Le marché boursier américain a souffert cette année. L’ensemble des actions à petite, moyenne et grande capitalisation ont affiché une faiblesse. De nombreux secteurs, à l’exception de quelques-uns qui sont traditionnellement défensifs, ont également été atones. Même si les actions mondiales ont aussi connu des difficultés, les actions américaines ont été à la traîne de nombreux autres marchés développés. À notre avis, ce rendement inférieur est attribuable à un problème fondamental qui tend à rattraper les actions tôt ou tard : les valorisations élevées. Le marché boursier américain a commencé l’année en affichant un ratio cours/bénéfice prévisionnel nettement supérieur à 20, alors que sa moyenne historique avoisine 16. Les investisseurs s’étaient habitués à une forte croissance du marché boursier américain et étaient particulièrement enthousiasmés par le potentiel de bénéfices lié aux dépenses en immobilisations dans le domaine de l’intelligence artificielle générative.

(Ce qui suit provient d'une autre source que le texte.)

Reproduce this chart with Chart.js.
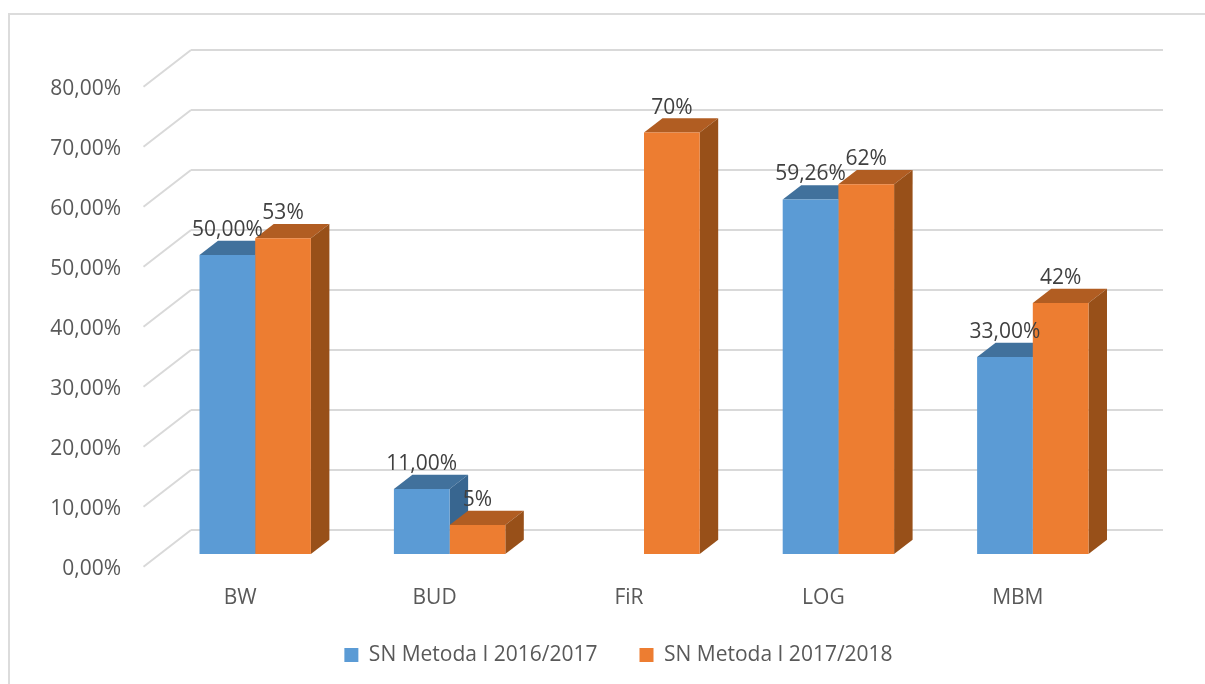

Dans ce contexte, les investisseurs avaient des attentes très élevées à l’égard de la croissance, ce qui est maintenant remis en question. Il n’est pas surprenant que les segments liés à la technologie du marché américain aient été parmi les plus faibles depuis le début de l’année.
En période d’incertitude, il est normal que les marchés boursiers s’affaiblissent. Ce qui a été surprenant est le comportement du marché des obligations d’État américaines au cours des dernières semaines. Les taux obligataires ont tendance à baisser (et les cours à augmenter) lorsque les investisseurs recherchent la sécurité et le confort relatifs que procurent les obligations, et en particulier les obligations d’État. Toutefois, parallèlement à la réorientation des politiques du gouvernement américain, les taux des obligations d’État américaines à long terme ont augmenté (et les cours ont chuté) de manière relativement importante, ce qui donne à penser que certains investisseurs procédaient à des ventes. Il n’y a aucun moyen de le savoir avec certitude, mais une partie de la pression peut être imputée au désendettement potentiel dans les milieux institutionnels et des fonds de couverture, ainsi qu’aux ventes potentielles des investisseurs étrangers, y compris les banques centrales. Les taux obligataires ont diminué dernièrement, ce qui indique qu’il s’agissait peut-être simplement d’une anomalie temporaire. Quoi qu’il en soit, il convient de surveiller la situation.
Enfin, examinons le dollar américain. Le billet vert a lui aussi souvent profité des périodes de tensions sur les marchés. Or, cette fois-ci, il n’a pas été à la hauteur de cette réputation. Il a été faible toute l’année et a continué de reculer au cours des dernières semaines, alors que d’autres monnaies importantes, comme le dollar canadien, l’euro, le yen japonais, le franc suisse et la livre sterling, se situent à des sommets annuels, et même, dans certains cas, à des niveaux inégalés depuis plusieurs années par rapport au dollar américain. La faiblesse du dollar américain cette année reflète les préoccupations et les questions des investisseurs qui se sont manifestées sur plusieurs fronts, y compris la trajectoire de la croissance économique aux États-Unis, la possibilité que les investisseurs mondiaux délaissent les actifs américains, les politiques gouvernementales imprévisibles et erratiques, et la viabilité de la situation budgétaire des États-Unis.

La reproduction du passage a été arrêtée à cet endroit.